I know this will not make happy reading, but the woes of our country are piling up.
First, of course, our economic problems are now enormous. The City has been a major contributor to the exchequer in recent years, but the economist Ruth Lea has written, ‘in the wake of the current crisis, this sector is not expected to be a major source of growth — on the contrary it is likely to contract’. Then there is the loss of manufacturing. The French President has described Britain as a country that doesn’t manufacture anything. In fact, manufacturing still accounts for 13% of GDP, but, with the recession, companies are closing. The steel producer Corus is under pressure. Then there is the depletion of our oil and gas reserves.
But our decline is not just economic. Our prisons are running at full capacity, with more needing to be built. According to a study last year, 45% of marriages in Britain will end in divorce. Despite record spending on the NHS, our hospitals struggle to keep clean and scandals about the mistreatment of patients, especially the elderly, have become regular news stories. When it comes to education, many people believe that standards have plummeted in the last 30 years and it certainly seems that anti-social behaviour from young people has increased in our schools and on the streets. The police often remind us that terrorist plots are being hatched against our citizens.

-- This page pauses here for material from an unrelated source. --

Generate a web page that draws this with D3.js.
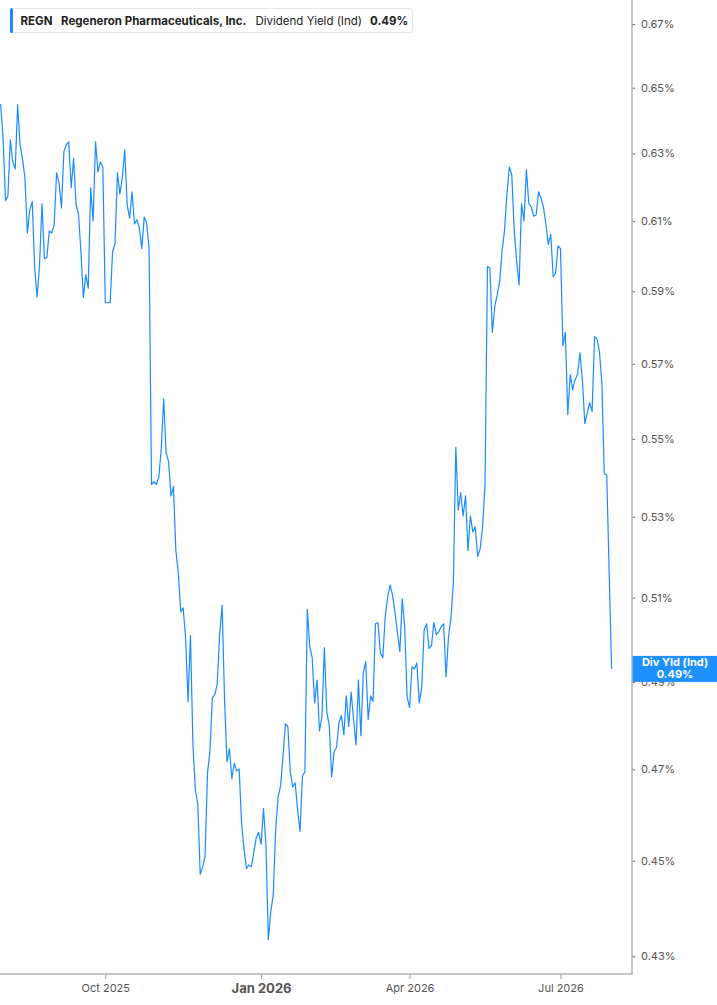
<!DOCTYPE html>
<html>
<head>
<meta charset="utf-8">
<script src="https://cdn.jsdelivr.net/npm/d3@7"></script>
<style>
  body { margin: 0; background: #fff; }
  svg { display: block; font-family: Inter, "Noto Sans", "DejaVu Sans", sans-serif; }
</style>
</head>
<body>
<main></main>
<script>
const WIDTH = 717;
const HEIGHT = 1005;
const PLOT_RIGHT = 632;
const PLOT_BOTTOM = 974;
const LINE_BLUE = "#1a8cff";

// Dividend yield (%) per trading session, 31 Jul 2025 .. 31 Jul 2026
const divYield = [
    0.6450, 0.6350, 0.6160, 0.6174, 0.6341, 0.6275, 0.6254, 0.6447, 0.6326, 0.6283,
    0.6227, 0.6066, 0.6133, 0.6157, 0.5966, 0.5884, 0.5975, 0.6151, 0.5992, 0.5995,
    0.6072, 0.6066, 0.6089, 0.6242, 0.6213, 0.6139, 0.6305, 0.6326, 0.6335, 0.6198,
    0.6286, 0.6148, 0.6121, 0.6012, 0.5882, 0.5947, 0.5909, 0.6198, 0.6101, 0.6335,
    0.6245, 0.6275, 0.6260, 0.5868, 0.5868, 0.5868, 0.6012, 0.6035, 0.6242, 0.6180,
    0.6227, 0.6311, 0.6148, 0.6109, 0.6186, 0.6092, 0.6104, 0.6081, 0.6021, 0.6112,
    0.6095, 0.6021, 0.5382, 0.5389, 0.5382, 0.5402, 0.5474, 0.5606, 0.5464, 0.5441,
    0.5353, 0.5377, 0.5215, 0.5161, 0.5066, 0.5075, 0.5004, 0.4854, 0.5009, 0.4758,
    0.4653, 0.4624, 0.4471, 0.4487, 0.4510, 0.4692, 0.4742, 0.4863, 0.4870, 0.4895,
    0.5013, 0.5082, 0.4858, 0.4717, 0.4746, 0.4679, 0.4714, 0.4696, 0.4701, 0.4580,
    0.4526, 0.4483, 0.4491, 0.4487, 0.4517, 0.4550, 0.4561, 0.4535, 0.4613, 0.4535,
    0.4334, 0.4393, 0.4428, 0.4567, 0.4639, 0.4663, 0.4728, 0.4803, 0.4797, 0.4694,
    0.4661, 0.4670, 0.4611, 0.4563, 0.4685, 0.4694, 0.5071, 0.4983, 0.4956, 0.4851,
    0.4904, 0.4787, 0.4819, 0.4980, 0.4829, 0.4801, 0.4683, 0.4740, 0.4749, 0.4806,
    0.4822, 0.4778, 0.4867, 0.4797, 0.4876, 0.4813, 0.4755, 0.4904, 0.4776, 0.4921,
    0.4947, 0.4813, 0.4867, 0.4854, 0.5037, 0.5040, 0.4968, 0.4956, 0.5054, 0.5101,
    0.5131, 0.5106, 0.5066, 0.5016, 0.4971, 0.5097, 0.5030, 0.4865, 0.4840, 0.4935,
    0.4930, 0.4944, 0.4851, 0.4888, 0.5023, 0.5037, 0.4978, 0.4985, 0.5040, 0.5011,
    0.5018, 0.5030, 0.5037, 0.4911, 0.5006, 0.5051, 0.5137, 0.5478, 0.5317, 0.5361,
    0.5302, 0.5353, 0.5215, 0.5302, 0.5262, 0.5275, 0.5201, 0.5220, 0.5275, 0.5382,
    0.5970, 0.5966, 0.5786, 0.5857, 0.5890, 0.5927, 0.6015, 0.6072, 0.6180, 0.6260,
    0.6236, 0.6072, 0.5985, 0.5918, 0.6151, 0.6101, 0.6251, 0.6151, 0.6142, 0.6115,
    0.6118, 0.6186, 0.6168, 0.6141, 0.6092, 0.6033, 0.6062, 0.5941, 0.5951, 0.6029,
    0.6021, 0.5749, 0.5786, 0.5564, 0.5671, 0.5630, 0.5657, 0.5671, 0.5730, 0.5657,
    0.5540, 0.5567, 0.5596, 0.5572, 0.5774, 0.5768, 0.5733, 0.5649, 0.5409, 0.5407,
    0.5162, 0.4930
];

// x axis: session index of the first trading day of each labelled month
const xTickSessions = [43, 107, 168, 230];
const xTickLabels = ["Oct 2025", "Jan 2026", "Apr 2026", "Jul 2026"];
const yTickValues = [0.43, 0.45, 0.47, 0.49, 0.51, 0.53, 0.55, 0.57, 0.59, 0.61, 0.63, 0.65, 0.67];

const ticker = "REGN";
const company = "Regeneron Pharmaceuticals, Inc.";
const metric = "Dividend Yield (Ind)";
const tagName = "Div Yld (Ind)";

function drawChart () {
    var svg = d3.select("main").append("svg")
                               .attr("width", WIDTH)
                               .attr("height", HEIGHT);

    var x = d3.scaleLinear()
              .domain([0, divYield.length - 1])
              .range([0.6, 611.6]);

    var y = d3.scaleLog()
              .domain([0.4264, 0.6777])
              .range([PLOT_BOTTOM, 0]);

    svg.append("clipPath")
       .attr("id", "plot-clip")
       .append("rect")
       .attr("x", 0)
       .attr("y", 0)
       .attr("width", PLOT_RIGHT)
       .attr("height", PLOT_BOTTOM);

    // The yield line
    var line = d3.line()
                 .x(function(d, i) { return x(i); })
                 .y(function(d) { return y(d); });

    svg.append("path")
       .datum(divYield)
       .attr("clip-path", "url(#plot-clip)")
       .attr("d", line)
       .style("fill", "none")
       .style("stroke", LINE_BLUE)
       .style("stroke-width", 1.2)
       .style("stroke-linejoin", "round");

    // Right axis
    var yAxis = d3.axisRight(y)
                  .tickValues(yTickValues)
                  .tickFormat(function(d) { return d.toFixed(2) + "%"; })
                  .tickSizeInner(3)
                  .tickSizeOuter(0)
                  .tickPadding(6);

    var gy = svg.append("g")
                .attr("transform", "translate(" + PLOT_RIGHT + ",0)")
                .call(yAxis);
    gy.select(".domain").remove();
    gy.selectAll(".tick line").style("stroke", "#666").style("stroke-width", 1);
    gy.selectAll(".tick text")
      .style("fill", "#555")
      .style("font-size", "11px")
      .style("font-family", "Inter, 'Noto Sans', sans-serif");

    // Bottom axis
    var xAxis = d3.axisBottom(x)
                  .tickValues(xTickSessions)
                  .tickFormat(function(d, i) { return xTickLabels[i]; })
                  .tickSizeInner(5)
                  .tickSizeOuter(0)
                  .tickPadding(5);

    var gx = svg.append("g")
                .attr("transform", "translate(0," + PLOT_BOTTOM + ")")
                .call(xAxis);
    gx.select(".domain").remove();
    gx.selectAll(".tick line").style("stroke", "#999").style("stroke-width", 1);
    gx.selectAll(".tick text")
      .style("fill", "#555")
      .style("font-size", function(d, i) { return xTickLabels[i].indexOf("Jan") === 0 ? "13px" : "11px"; })
      .style("font-weight", function(d, i) { return xTickLabels[i].indexOf("Jan") === 0 ? "700" : "400"; })
      .style("font-family", "Inter, 'Noto Sans', sans-serif");

    // Frame lines (right and bottom)
    svg.append("line")
       .attr("x1", PLOT_RIGHT).attr("x2", PLOT_RIGHT)
       .attr("y1", 0).attr("y2", PLOT_BOTTOM)
       .style("stroke", "#b3b3b3")
       .style("stroke-width", 1.5);

    svg.append("line")
       .attr("x1", 0).attr("x2", PLOT_RIGHT + 0.75)
       .attr("y1", PLOT_BOTTOM).attr("y2", PLOT_BOTTOM)
       .style("stroke", "#b3b3b3")
       .style("stroke-width", 1.5);

    // Last value tag on the right axis (covers the 0.49% tick label, as in the source)
    var lastValue = divYield[divYield.length - 1];
    var tagY = y(lastValue);
    var tag = svg.append("g");

    tag.append("rect")
       .attr("x", PLOT_RIGHT + 0.5)
       .attr("y", tagY - 13)
       .attr("width", WIDTH - PLOT_RIGHT)
       .attr("height", 26)
       .style("fill", "#1e90ff");

    tag.append("text")
       .attr("x", 675)
       .attr("y", tagY - 2.5)
       .style("text-anchor", "middle")
       .style("fill", "white")
       .style("font-size", "11px")
       .style("font-weight", "700")
       .text(tagName);

    tag.append("text")
       .attr("x", 675)
       .attr("y", tagY + 9)
       .style("text-anchor", "middle")
       .style("fill", "white")
       .style("font-size", "11px")
       .style("font-weight", "700")
       .text(lastValue.toFixed(2) + "%");

    // Legend box
    var legend = svg.append("g");

    legend.append("rect")
          .attr("x", 10.5)
          .attr("y", 8.5)
          .attr("width", 402)
          .attr("height", 24)
          .attr("rx", 3)
          .style("fill", "white")
          .style("stroke", "#e6e6e6");

    legend.append("rect")
          .attr("x", 10)
          .attr("y", 8)
          .attr("width", 3)
          .attr("height", 25)
          .attr("rx", 1.5)
          .style("fill", LINE_BLUE);

    var legendItems = [
        { text: ticker, x: 20.5, weight: "700" },
        { text: company, x: 61, weight: "700" },
        { text: metric, x: 255.5, weight: "400" },
        { text: lastValue.toFixed(2) + "%", x: 370, weight: "700" }
    ];

    legend.selectAll("text.legend")
          .data(legendItems)
          .enter()
          .append("text")
          .attr("class", "legend")
          .attr("x", function(d) { return d.x; })
          .attr("y", 25)
          .style("fill", "#222")
          .style("font-size", "11.5px")
          .style("font-weight", function(d) { return d.weight; })
          .text(function(d) { return d.text; });
}

drawChart();
</script>
</body>
</html>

And, on top of all this, the whiff of sleaze now hangs over our Parliament with the recent revelations concerning the expenses of many MPs. This has caused some people to express a loss of faith in our democracy.
Eerie silence
Surely, as we look at this picture of Britain through biblical eyes, we must see a country under the judgment of God. The word of God asks the rhetorical question, ‘When disaster comes to a city, has not the LORD caused it?’ (Amos 4.6). We believe God is sovereign over the nations and his judgments are in the earth. And yet, as we are living through these scary times, I am not hearing the church explaining the situation either to its members or to the nation. An eerie silence prevails. It is as if we are in denial. There are three elements which foster the silence. The first is the rationalist outlook which sees our troubles as purely man made and, therefore, fixable by man. The second is the abandonment of a moral worldview for a purely therapeutic one. ‘Why would God want to judge us, even if we have aborted seven million lives since 1967 and derided his laws? Isn’t he a God of love?’ And the third reason the church is so silent is our fear of being ridiculed if we speak out.
The worry is that the situation is deteriorating and at some time it could become of crisis proportions. At such a time a government might propose something stupid and the electorate go along with it to get us out of the hole. Extreme right wing policies? Arab money and shari’a law? In emergency situations we are encouraged to believe that extreme and radical solutions are necessary. Fanatics wait in the wings to take their opportunities.
God’s call
We must stand against this. We are being judged by God, and what the country needs to hear is the gospel. The LORD has a word for our times: ‘If at any time I announce that a nation or a kingdom is to be uprooted, torn down and destroyed, and if that nation I warned repents of its evil, then I will relent and not inflict on it the disaster I had planned’ (Jeremiah 18.7,8). There is still good news in Christ.